The main way to reduce decision fatigue is to cut back on the number of choices you have to make.

“People with the best decision-making typically end up that way not because they have the most willpower but rather because they set their lives up to reduce decision fatigue and conserve mental energy for what they identify as most important,” says Kelly Lynch, LCSW, a licensed clinical social worker.

Consider the below tips:

Join a fitness class

Whether you sweat in person or online, “the trainer will decide the exercises for you. You show up and participate,” says Emily Stone, Ph.D., LMFT-S, owner and senior clinician at Unstuck Group.

Or try streaming workouts like 645 or LET’S GET UP! that provide structured workouts and nutrition advice from experts.

Decide in the morning

Schedule important decisions or tasks that require more self-control (aka, the ones you dread doing) in the morning.
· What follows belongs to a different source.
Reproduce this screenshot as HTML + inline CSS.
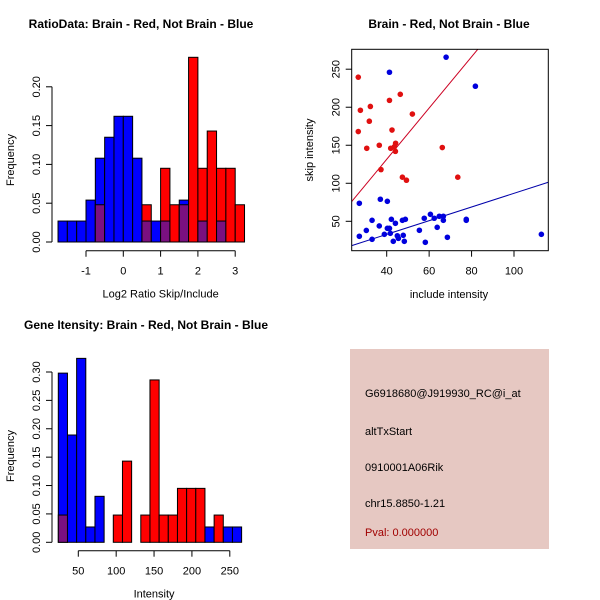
<!DOCTYPE html>
<html><head><meta charset="utf-8"><style>
html,body{margin:0;padding:0;background:#fff;}
svg{display:block;font-family:"Liberation Sans",sans-serif;}
</style></head><body>
<svg id="chart" width="600" height="600" viewBox="0 0 600 600">
<rect x="0" y="0" width="600" height="600" fill="#fff"/>
<g id="p1"></g>
<g id="p2"></g>
<g id="p3"></g>
<g>
<rect x="350" y="349" width="199" height="200" fill="#e6c8c2"/>
<g font-size="11" fill="#000">
<text x="365" y="397">G6918680@J919930_RC@i_at</text>
<text x="365" y="435">altTxStart</text>
<text x="365" y="471">0910001A06Rik</text>
<text x="365" y="507">chr15.8850-1.21</text>
<text x="365" y="536" fill="#a00000">Pval: 0.000000</text>
</g></g>
</svg>
<script>
// ---- Panel 1 data: ratio histogram ----
const ratioStart = -1.75;
const ratioWidth = 0.25;
const ratioBlue = [0.027,0.027,0.027,0.054,0.108,0.135,0.162,0.162,0.108,0.027,0.027,0.027,0,0.054,0,0.027,0,0.027,0,0];
const ratioRed  = [0,0,0,0,0.048,0,0,0,0,0.048,0,0.095,0.048,0.048,0.238,0.095,0.143,0.095,0.095,0.048];
const ratioXTicks = [-1,0,1,2,3];
const ratioYTicks = ["0.00","0.05","0.10","0.15","0.20"];
// ---- Panel 2 data: scatter ----
const redX = [26.6,27.6,26.6,30.6,32.3,31.8,36.5,37.3,41.3,42.5,41.9,43.6,44.2,44.1,46.4,52.1,47.4,49.3,66.2,73.5];
const redY = [239.5,196,168,146,201,181.6,150,118,209,170,146,148,152.6,142,217,191,108,104,147,108];
const blueX = [68,41.3,81.8,27.1,37,40.3,27.1,30.4,33.1,33.1,36.5,38.9,40.3,41.3,41.7,42.2,44.1,43.1,45,45.5,47.8,47.4,48.8,48.3,55.4,57.7,58.2,60.6,62.4,63.8,64.8,66.7,66.7,68.6,77.5,77.5,112.9];
const blueY = [265.8,246,227.6,73.7,79,76.3,30.3,38,51.3,26.3,43.9,32.9,40.8,40.8,34.2,52.6,47.4,23.7,31,27.6,31.6,51.3,52.6,23.7,38.2,54,22.4,59.2,54,42.1,56.6,56.6,51.3,29,52.6,51.3,32.9];
const redFit = [-3.3, 3.37];
const blueFit = [-3.1, 0.899];
const scatXTicks = [40,60,80,100];
const scatYTicks = [50,100,150,200,250];
// ---- Panel 3 data: gene intensity histogram ----
const intStart = 23.6;
const intWidth = 12.1;
const intBlue = [0.298,0.189,0.324,0.027,0.081,0,0,0,0,0,0,0,0,0,0,0,0.027,0,0.027,0.027];
const intRed  = [0.048,0,0,0,0,0,0.048,0.143,0,0.048,0.286,0.048,0.048,0.095,0.095,0.095,0,0.048,0,0];
const intXTicks = [50,100,150,200,250];
const intYTicks = ["0.00","0.05","0.10","0.15","0.20","0.25","0.30"];

const NS="http://www.w3.org/2000/svg";
function mk(parent,tag,attrs,text){const e=document.createElementNS(NS,tag);for(const k in attrs)e.setAttribute(k,attrs[k]);if(text!==undefined)e.textContent=text;parent.appendChild(e);return e;}

function histogram(g,start,width,blue,red,xs,ys,yTicks,xTicks,xAxisY,yAxisX,title,titleX,xlab,ylabY){
  for(let i=0;i<blue.length;i++){
    const x0=xs(start+i*width), x1=xs(start+(i+1)*width);
    const b=blue[i], r=red[i];
    const hi=Math.max(b,r), lo=Math.min(b,r);
    if(hi>0){
      const el=mk(g,'rect',{x:x0,y:ys(hi),width:x1-x0,height:ys(0)-ys(hi),fill:(r>=b?'#ff0000':'#0000ff'),stroke:'#000','stroke-width':1});
      
      
    }
    if(lo>0){
      const el=mk(g,'rect',{x:x0,y:ys(lo),width:x1-x0,height:ys(0)-ys(lo),fill:'#7a1080',stroke:'#000','stroke-width':1});
      
      
    }
  }
  // y axis
  const yv=yTicks.map(Number);
  const ya=mk(g,'line',{x1:yAxisX,x2:yAxisX,y1:ys(yv[0]),y2:ys(yv[yv.length-1]),stroke:'#000'});
  
  
  yTicks.forEach(t=>{const y=ys(Number(t));mk(g,'line',{x1:yAxisX-6,x2:yAxisX,y1:y,y2:y,stroke:'#000'});
    const tx=mk(g,'text',{x:yAxisX-12,y:y,'font-size':11,'text-anchor':'middle',transform:`rotate(-90 ${yAxisX-12} ${y})`},t);
    
    });
  const xa=mk(g,'line',{x1:xs(xTicks[0]),x2:xs(xTicks[xTicks.length-1]),y1:xAxisY,y2:xAxisY,stroke:'#000'});
  
  
  xTicks.forEach(t=>{const x=xs(t);mk(g,'line',{x1:x,x2:x,y1:xAxisY,y2:xAxisY+6,stroke:'#000'});
    const tx=mk(g,'text',{x:x,y:xAxisY+24,'font-size':11,'text-anchor':'middle'},String(t));
    
    });
  const tt=mk(g,'text',{x:titleX,y:ys.titleY,'font-size':12,'font-weight':'bold','text-anchor':'middle'},title);
  
  
  const xl=mk(g,'text',{x:(xs(xTicks[0])+xs(xTicks[xTicks.length-1]))/2,y:xAxisY+47,'font-size':11,'text-anchor':'middle'},xlab);
  
  
  const yl=mk(g,'text',{x:14,y:ylabY,'font-size':11,'text-anchor':'middle',transform:`rotate(-90 14 ${ylabY})`},'Frequency');
  
  
}

// Panel 1
{
  const g=document.getElementById('p1');
  const xs=v=>123.3+v*37.3;
  const ys=v=>242-v*776;
  ys.titleY=28;
  histogram(g,ratioStart,ratioWidth,ratioBlue,ratioRed,xs,ys,ratioYTicks,ratioXTicks,250.7,52,'RatioData: Brain - Red, Not Brain - Blue',141,'Log2 Ratio Skip/Include',160);
}
// Panel 3
{
  const g=document.getElementById('p3');
  const xs=v=>78.3+(v-50)*0.7575;
  const ys=v=>542.3-v*567.7;
  ys.titleY=329;
  histogram(g,intStart,intWidth,intBlue,intRed,xs,ys,intYTicks,intXTicks,550.7,52,'Gene Itensity: Brain - Red, Not Brain - Blue',146,'Intensity',456);
}
// Panel 2
{
  const g=document.getElementById('p2');
  const L=351.7,R=548.3,T=49.3,B=250.7;
  const xs=v=>386.7+(v-40)*2.1217;
  const ys=v=>221.3-(v-50)*0.7605;
  const cp=mk(g,'clipPath',{id:'clip2'});mk(cp,'rect',{x:L,y:T,width:R-L,height:B-T});
  const xmin=(L-386.7)/2.1217+40, xmax=(R-386.7)/2.1217+40;
  [[redFit,'#cc0022','red-fit-line'],[blueFit,'#0000aa','blue-fit-line']].forEach(([f,c,n])=>{
    const l=mk(g,'line',{x1:xs(xmin),y1:ys(f[0]+f[1]*xmin),x2:xs(xmax),y2:ys(f[0]+f[1]*xmax),stroke:c,'stroke-width':1,'clip-path':'url(#clip2)'});
    
    
  });
  redX.forEach((x,i)=>{const c=mk(g,'circle',{cx:xs(x),cy:ys(redY[i]),r:2.8,fill:'#e01010'});
    
    });
  blueX.forEach((x,i)=>{const c=mk(g,'circle',{cx:xs(x),cy:ys(blueY[i]),r:2.8,fill:'#0000dd'});
    
    });
  const box=mk(g,'rect',{x:L,y:T,width:R-L,height:B-T,fill:'none',stroke:'#000'});
  
  
  scatXTicks.forEach(t=>{const x=xs(t);mk(g,'line',{x1:x,x2:x,y1:B,y2:B+6,stroke:'#000'});
    const tx=mk(g,'text',{x:x,y:B+24,'font-size':11,'text-anchor':'middle'},String(t));
    
    });
  scatYTicks.forEach(t=>{const y=ys(t);mk(g,'line',{x1:L-6,x2:L,y1:y,y2:y,stroke:'#000'});
    const tx=mk(g,'text',{x:L-12,y:y,'font-size':11,'text-anchor':'middle',transform:`rotate(-90 ${L-12} ${y})`},String(t));
    
    });
  const tt=mk(g,'text',{x:449,y:28,'font-size':12,'font-weight':'bold','text-anchor':'middle'},'Brain - Red, Not Brain - Blue');
  
  
  const xl=mk(g,'text',{x:449,y:298,'font-size':11,'text-anchor':'middle'},'include intensity');
  
  
  const yl=mk(g,'text',{x:313,y:150,'font-size':11,'text-anchor':'middle',transform:'rotate(-90 313 150)'},'skip intensity');
  
  
}
</script>
</body></html>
“People are more likely to actually do them — and do them well — in the morning as opposed to later in the day when they are tired of making decisions,” Vohs explains.

No more 4 p.m. meetings!

Keep it simple

Wear the same thing or similar things every day to work. Have solid-colored tops and bottoms that you mix and match, and two pairs of shoes.

Another option — set out clothes for work and workouts the night before.

Make a meal plan

Develop a regular schedule for home meals. “For instance, Monday is chicken, Tuesday is beef, Wednesday is pasta, and so on,” Vohs says.

Doing meal prep on the weekends can help take out the decision-making about what to eat.

Schedule smart

Avoid back-to-back meetings when possible.

“By giving time in between to rest and recharge, you’ll be able to enter the next meeting with increased energy,” Lynch says.

Get organized

“It’s hard to think straight when nothing is where it should be. You need a clean, uncluttered environment to function best,” Baksh says.

But first, eat

Don’t make decisions when you’re hungry.

“Studies suggest depleted glucose levels significantly impact a person’s ability to make wise choices,” Lynch says. “By making sure you are fed, you can set yourself up to make healthy choices.”